Restons ferme dans l’adversité

Le mieux-disant culturel « , vous vous rappelez ? Quand, en 1987, Francis Bouygues avait remporté le combat pour le rachat de TF1, c’était au nom de cette formule magique, style  » Vous allez voir ce que vous allez voir ! Bientôt littérature, films d’auteur et grande musique couleront à flots de votre télé.  » Tout le monde avait fait semblant d’y croire, pour rester poli, mais, bon, on se doutait bien que ça n’allait pas vraiment se passer comme ça.

Près de vingt ans plus tard, TF1 lance la Ferme Célébrités, et Etienne Mougeotte, vice-président de la chaîne, annonce que le programme aura  » un contenu, car les candidats devront vraiment vivre comme au xixe siècle et faire tourner une ferme « . Et, rebelote, on dit :  » Mais oui, Etienne, c’est ça, de la télé-réalité avec un contenu, bien sûr…  »

C’est qu’on l’aime bien, Mougeotte.

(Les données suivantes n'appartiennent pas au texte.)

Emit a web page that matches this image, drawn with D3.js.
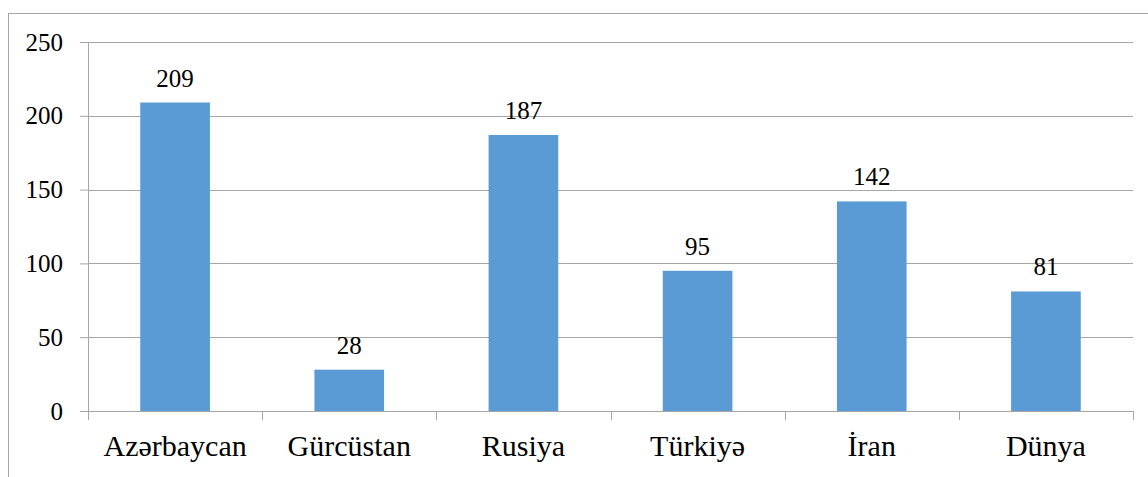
<!DOCTYPE html>
<html>
<head>
<meta charset="utf-8">
<script src="https://cdn.jsdelivr.net/npm/d3@7"></script>
<style>
  body { margin: 0; background: #fff; }
</style>
</head>
<body>
<div id="chartArea"></div>
<script>
// data
const categories = ["Azərbaycan", "Gürcüstan", "Rusiya", "Türkiyə", "İran", "Dünya"];
const values = [209, 28, 187, 95, 142, 81];
const yTicks = [0, 50, 100, 150, 200, 250];

const chart = {};
chart.width = 1148;
chart.height = 477;
chart.margin = { top: 42, right: 15, bottom: 66, left: 88 };
chart.innerW = chart.width - chart.margin.left - chart.margin.right;
chart.innerH = chart.height - chart.margin.top - chart.margin.bottom;

chart.svg = d3.select("#chartArea").append("svg")
  .attr("width", chart.width)
  .attr("height", chart.height)
  .style("font-family", "'Liberation Serif'");

// outer frame (only top and left visible in the picture)
chart.svg.append("rect")
  .attr("x", 8.5).attr("y", 13.5)
  .attr("width", chart.width + 20).attr("height", chart.height + 20)
  .attr("fill", "none").attr("stroke", "#a6a6a6").attr("stroke-width", 1);

const g = chart.svg.append("g")
  .attr("transform", "translate(" + chart.margin.left + "," + chart.margin.top + ")");

const x = d3.scaleBand(categories, [0, chart.innerW]).paddingInner(0.6).paddingOuter(0.3);
const xBand = d3.scaleBand(categories, [0, chart.innerW]);
const y = d3.scaleLinear([0, 250], [chart.innerH, 0]);

// gridlines
g.append("g")
  .selectAll("line")
  .data(yTicks.filter(d => d > 0))
  .join("line")
  .attr("x1", 0).attr("x2", chart.innerW)
  .attr("y1", d => Math.round(y(d)) + 0.5).attr("y2", d => Math.round(y(d)) + 0.5)
  .attr("stroke", "#a6a6a6");

// bars
g.append("g")
  .selectAll("rect")
  .data(values)
  .join("rect")
  .attr("x", (d, i) => x(categories[i]))
  .attr("width", x.bandwidth())
  .attr("y", d => y(d))
  .attr("height", d => y(0) - y(d))
  .attr("fill", "#5b9bd5");

// value labels
g.append("g")
  .selectAll("text")
  .data(values)
  .join("text")
  .attr("x", (d, i) => x(categories[i]) + x.bandwidth() / 2)
  .attr("y", d => y(d) - 16)
  .attr("text-anchor", "middle")
  .style("font-size", "25px")
  .text(d => d);

// y axis
const yAxis = g.append("g")
  .call(d3.axisLeft(y).tickValues(yTicks).tickSize(8).tickPadding(17))
  .attr("font-family", null).attr("font-size", null);
yAxis.select(".domain").attr("stroke", "#a6a6a6").attr("d", "M0.5," + chart.innerH + "V0");
yAxis.selectAll(".tick line").attr("stroke", "#a6a6a6");
yAxis.selectAll("text").style("font-size", "25px");

// x axis
const xAxis = g.append("g")
  .attr("transform", "translate(0," + chart.innerH + ")")
  .call(d3.axisBottom(xBand).tickSize(0).tickPadding(24))
  .attr("font-family", null).attr("font-size", null);
xAxis.select(".domain").attr("stroke", "#a6a6a6").attr("d", "M0,0.5H" + chart.innerW);
xAxis.selectAll("text").style("font-size", "30px").attr("dy", "0.71em");

// category separators below the axis
g.append("g")
  .selectAll("line")
  .data(d3.range(categories.length + 1))
  .join("line")
  .attr("x1", i => Math.round(i * xBand.step()) + 0.5)
  .attr("x2", i => Math.round(i * xBand.step()) + 0.5)
  .attr("y1", chart.innerH).attr("y2", chart.innerH + 9)
  .attr("stroke", "#a6a6a6");
</script>
</body>
</html>
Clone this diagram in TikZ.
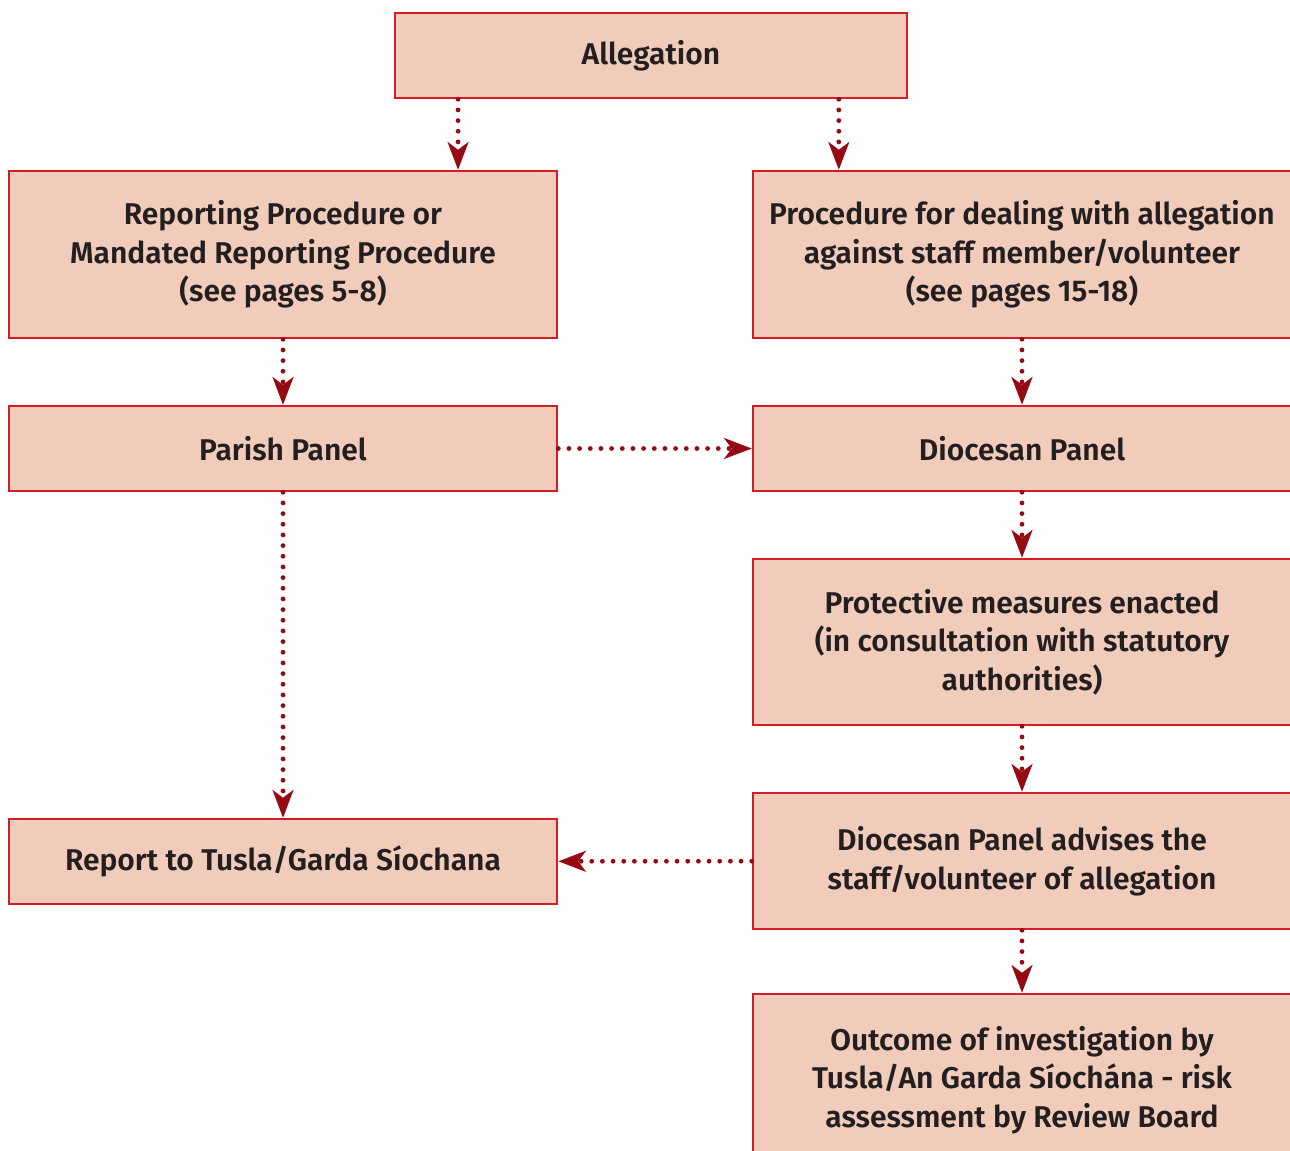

Avec sa manie, somme toute touchante, de proposer une bonne dose de purin tous les soirs en faisant semblant de croire que c’est du caviar. On l’aime bien, mais on se demande si ses pudeurs de vieille fille ne sont pas un peu surannées. Parce que si quelques millions de spectateurs sont accros au spectacle d’une has been et de quelques has-never-been enfermés entre vaches et cochons, ce n’est pas parce qu’ils s’intéressent au mode de vie dans une exploitation agricole familiale de la fin du xixe siècle. C’est juste parce que la télé leur a promis une heure quotidienne de néant abyssal, de vide intégral, de rien qui lave la tête. Et qu’elle tient ses promesses. Regarder pendant dix minutes un parfait inconnu au look de grande folle se demander s’il va plutôt mettre ses chaussures à hauts talons ou ses chaussures à hauts talons, c’est hallucinant ! Et si c’est enchaîné avec une danseuse qui se lave les dents en temps réel, difficile de ne pas rester scotché en se demandant ce qui va encore nous arriver.

Certes, entre deux néants, il y a parfois des tentatives d’humour, à la Ferme. Mais bon, comme la seule à laquelle j’ai assisté a consisté, pour quelques enfermés, à accompagner un de leurs compagnons devant les toilettes en chantant à tue-tête :  » Il faisait caca debout « , je n’en ai été que plus heureux quand ils en sont revenus à leur vide originel.

Un vide d’où a émergé une star, une vraie : Biquette, la chèvre sur le point d’accoucher qu’il faut veiller chaque nuit. La France entière s’inquiète de sa santé et prend de ses nouvelles :  » Elle a fait quelle température au réveil ? Et les échographies ont donné de bons résultats ? »

Dans son immense bureau de la tour TF1 avec vue panoramique sur tout Paris, Etienne Mougeotte a pris sa calculette : une chèvre, ça ne demande pas 15 000 euros par semaine. Une chèvre, ça ne monte pas sa boîte de production pour gagner plus d’argent. Et il s’est pris à rêver à une émission où il n’y aurait plus d’ex-célébrités. Plus de Dechavanne. Que des animaux. Des poules. Des ânes. Des vaches. Promis, TF1, bientôt, ce sera la chaîne du meuh disant culturel.